Por Óscar Domínguez G.
In illo tempore, tener marihuanero en casa era un absoluto desprestigio. Ahora cualquier perico de los palotes puede recitar con Barba Jacob “soy un perdido, soy un marihuano”, y corre el albur de que lo condecoren.
No en vano estamos en la época de la cannabis lúdica. Todas las noches me empaco mi dosis personal de marihuana – en gotas, sublingual, aclaro – y los que duermen. O disuelta en alcohol para mantener a raya el reumatismo.
Las mamás se ufanaban en los costureros: M’hijo puede ser lo que vos querás, querida: pícaro, “ladrón de esquina”, como Pedro Navajas, caído del zarzo, voyerista, ateo, creyente, pero marihuanero jamás. La sola palabreja producía espanto. Era tan mal visto meterse un cacho como robarse las llaves de la noche o empeñar el anillo del arzobispo. O de un economista.
Mi amiga Guío me cuenta que su madre, doña Emilia, fugacísima marihuanera, era avanzada feminista para su época setentera.
Cómo sería de avanzada que cuando sus tres hijas le venían con quejas de sus mariditos, les decía: Díganle a Iván, Fabio o Aníbal que vengan a darme su versión.
Doña Emilia “era dulce y tierna como un pan de leche, tenía una increíble habilidad manual. Arreglaba el fogón, las canillas, los enchufes. Bordaba, cosía, cocinaba.

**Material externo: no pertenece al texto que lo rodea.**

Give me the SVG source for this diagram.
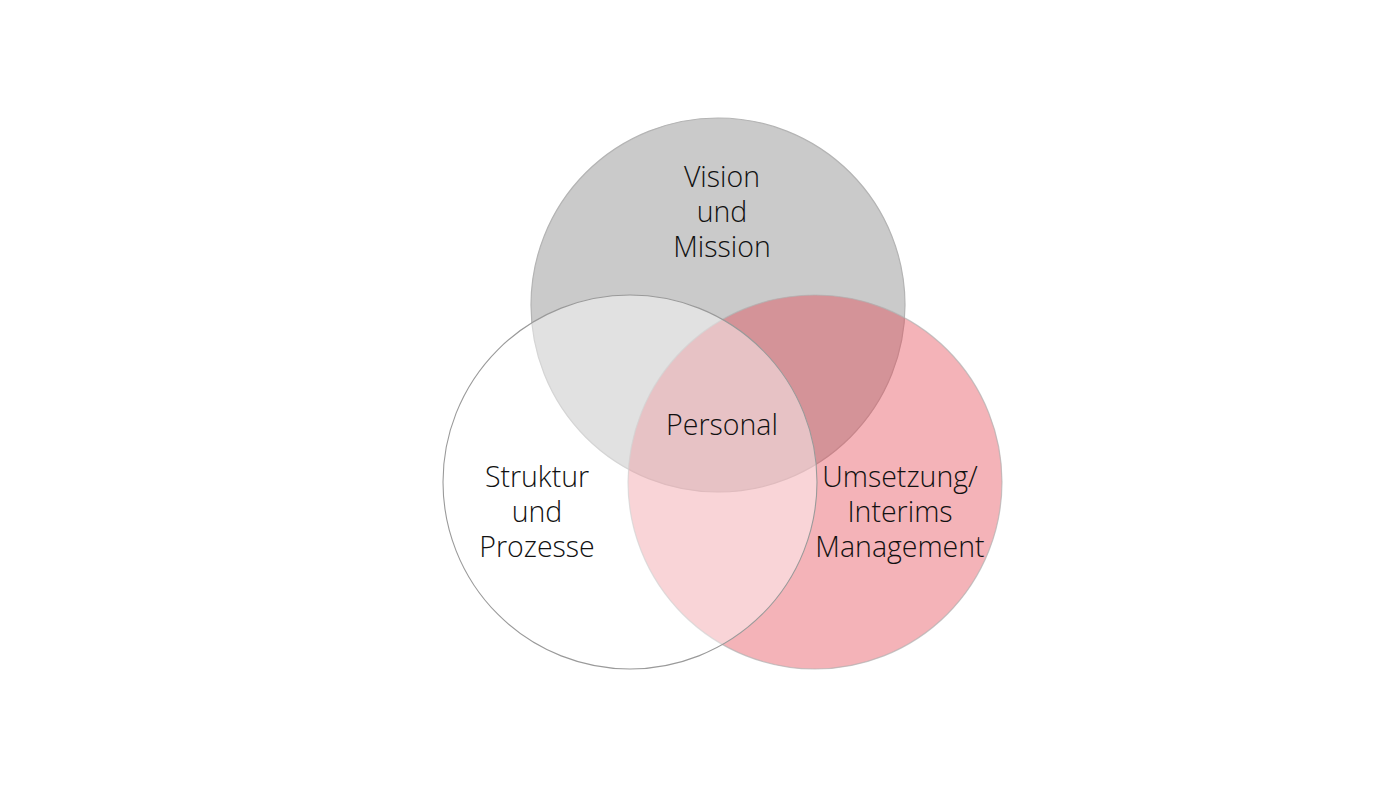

Para todo encontraba tiempo. Todos los que la conocieron admiraban su belleza física y su increíble ecuanimidad. Jamás se le oyó un comentario negativo sobre nadie”. Sostiene Guío, como le decía su mami.
En alguna ocasión, un jíbaro-envenenador de profesión, les regaló a ella y a su hermano, una papeleta de marihuana. Doña Emilia se ofreció a cuidarles la traba. Con el “cuero” (=empaque) sacado del cigarrillo Pielroja que fumaba, armaron el oloroso bareto a seis manos. Les prestó babas maternas para pegarlo.
Como no sabían fumar, la traba de los hermanitos se quedó a mitad de camino. Solo les dio la risueña y la comelona. Desocuparon la cocina y regresaron al aguardiente.
La cosa no se quedó así. En otra ocasión doña Emilia les ordenó: “Ahora, ustedes me cuidan la traba a mí”. Y se empacó su dosis de la yerba.
“Una noche en Porce salimos a caminar por la carretera empedrada, iluminados por la luna llena y una corte infinita de estrellas. De pronto mamá señaló el suelo: ‘Miren, muchachos, son huellas de elefante. ¡Ay, por Dios, estamos en África!’. Le seguimos la corriente y Guillermo le habló de búfalos y otros animales grandes. Lo curioso es que estaba feliz, desinhibida, sin el menor miedo”.
El romance con la mona terminó rápido: “No, mijitos: yo no puedo volverme marihuanera a esta edad. Mejor echemos ese ripio en alcohol. Me han dicho que quita los dolores. Emilia González fue, es y será mi personaje inolvidable”. Sostiene Guío, escritora a pesar suyo, lectora y narradora de historias de todo la cayana.